Which skills should I prioritize to stay relevant as a PE associate?
Double down on skills AI cannot easily replicate: relationship cultivation (sourcing deals through personal networks), sector-specific operating knowledge (understanding how businesses actually work beyond the financials), and high-stakes communication (persuading partners, negotiating with founders, presenting to boards). Technical modeling fluency remains table stakes, but the differentiator is using AI to accelerate your output while focusing your time on judgment calls and human interaction. Learn to prompt and audit AI-generated analysis rather than building every model from scratch.
How will AI affect private equity associate salaries?
Salaries at top-tier firms will likely remain stable or grow for associates who adapt, as firms capture productivity gains by doing more deals per person rather than cutting pay. However, the number of associate seats will contract, making entry more competitive. Mid-tier firms may reduce associate compensation or eliminate junior roles entirely, relying on AI-augmented principals instead. The bifurcation will be stark: high-performing associates who leverage AI will command premium comp, while those who compete on manual execution will see their market value erode.

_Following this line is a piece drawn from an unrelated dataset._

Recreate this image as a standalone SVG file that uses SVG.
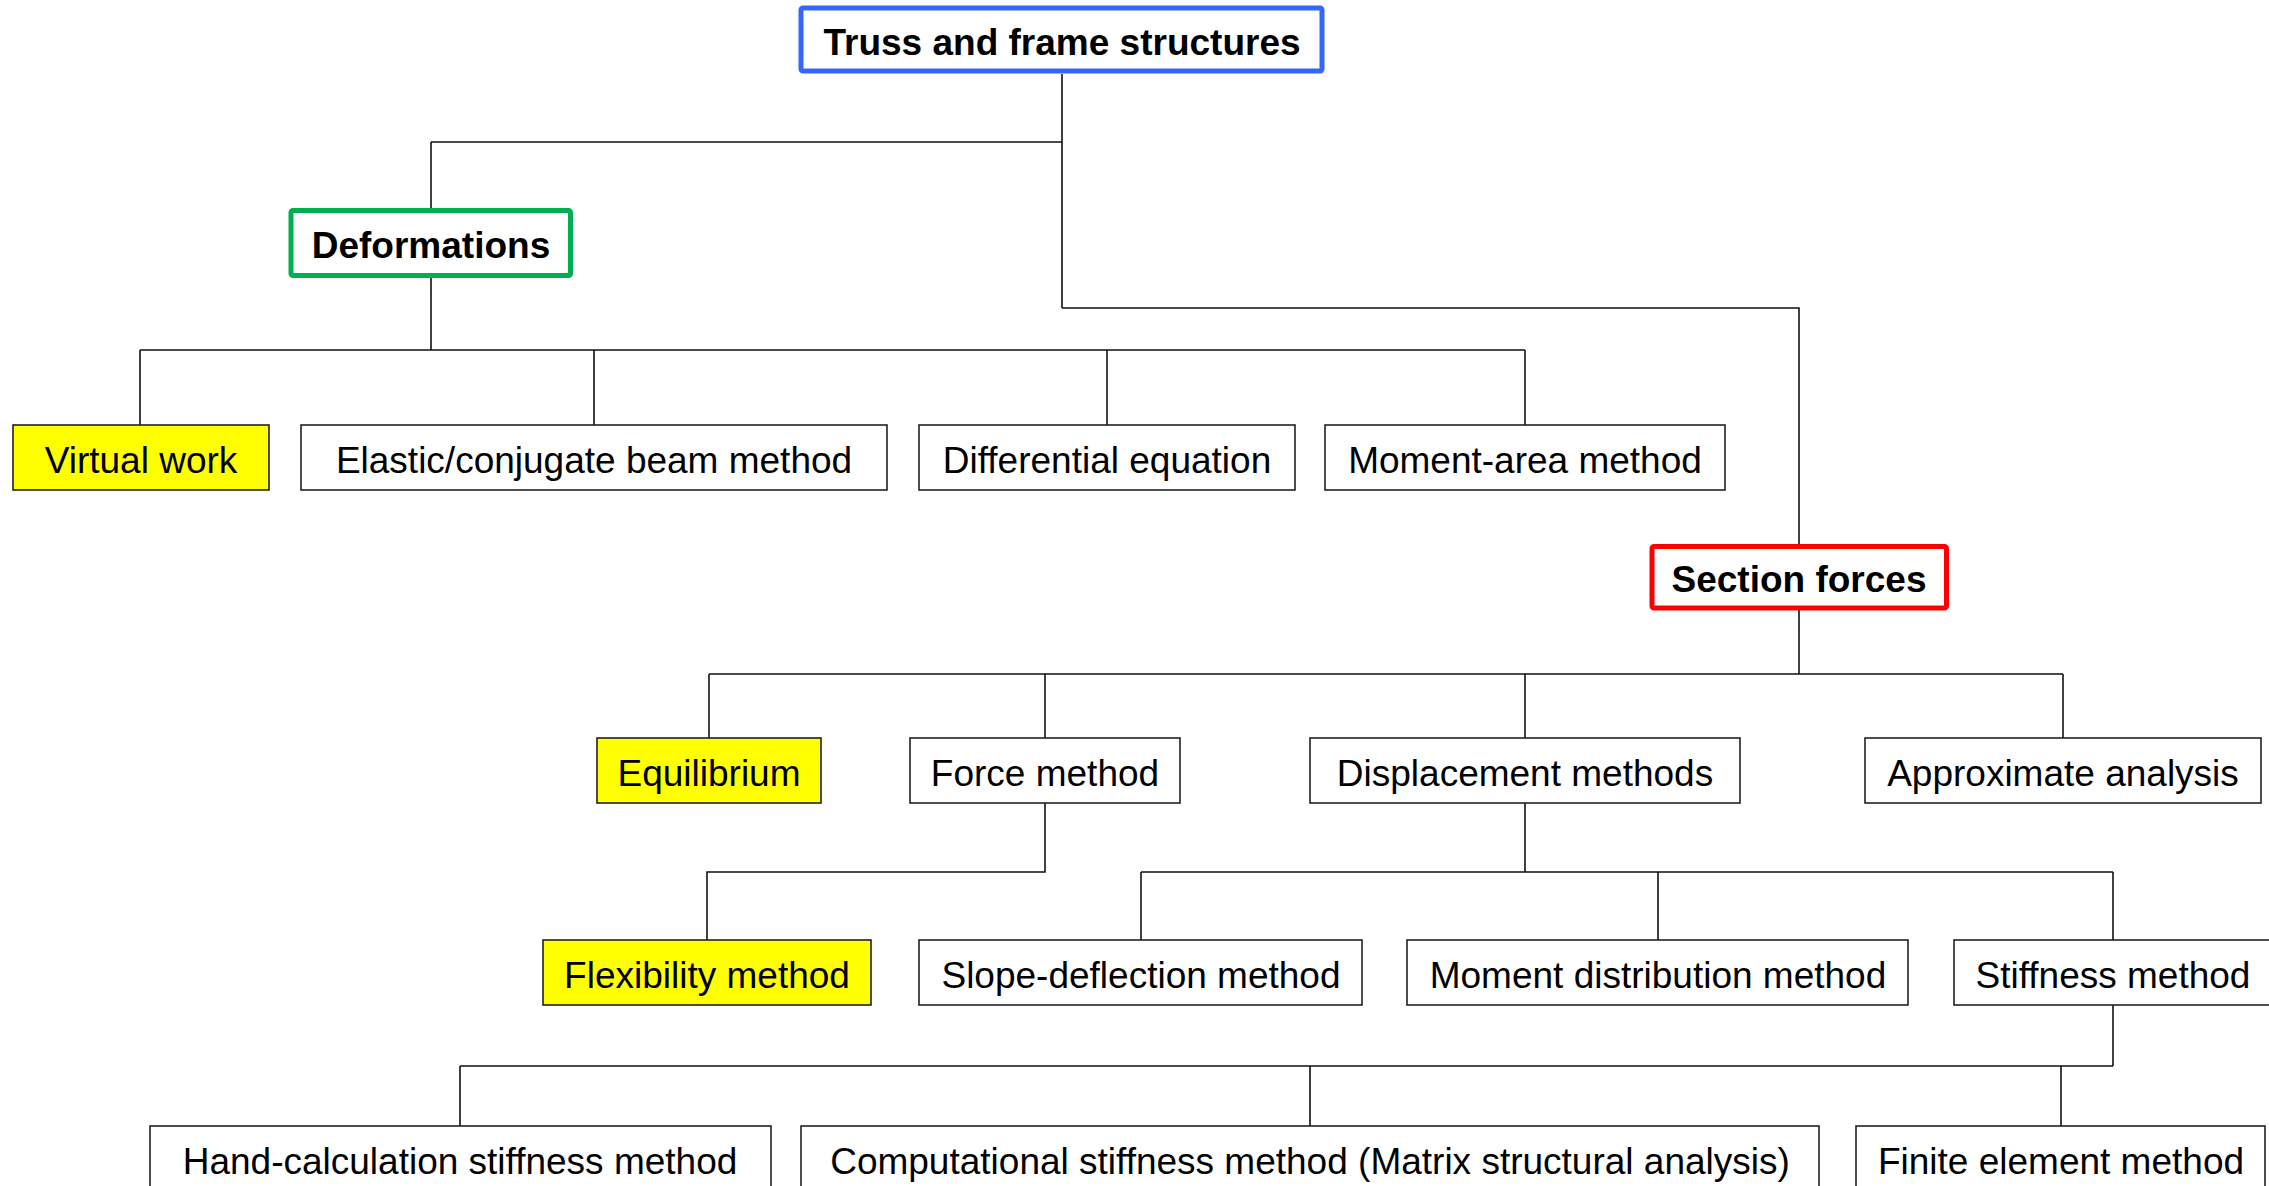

Is private equity more or less at risk than investment banking?
Private equity associates face similar automation pressures as investment bankers—both roles involve heavy modeling, document production, and research—but PE has a slight resilience edge. PE associates spend more time on long-term portfolio work, relationship-driven sourcing, and strategic judgment, whereas banking analysts are more concentrated in transactional execution that AI handles well. That said, both roles are converging toward relationship management and away from pure analysis. If you are choosing between the two, prioritize the firm's willingness to invest in your network-building and operating exposure over the specific title.
Does firm size or geography affect AI risk for PE associates?
Larger, technology-forward firms (mega-funds, growth equity shops) are adopting AI faster, which means earlier disruption but also better tools and training for associates who adapt. Smaller, generalist funds may lag in AI adoption, offering a temporary reprieve but also less exposure to cutting-edge workflows. Geographically, associates in major financial hubs (New York, San Francisco, London) face more competitive pressure to demonstrate AI fluency, while those in emerging markets may see slower adoption but also fewer high-value opportunities. The safest bet is to assume AI will reach your firm within 18-24 months regardless of size or location.
Should junior professionals still pursue PE associate roles?
Yes, but with eyes open. The PE associate role remains a high-value credential and a legitimate path to investing careers, operating roles, or entrepreneurship. However, the days of spending two years building Excel models as your primary skill development are ending. If you pursue this path, choose firms that expose you to deal sourcing, portfolio operations, and senior stakeholder interaction early. Avoid roles that silo you in pure analytical work. The associates who thrive in the AI era will be those who treat the role as a relationship and judgment apprenticeship, not just a modeling bootcamp.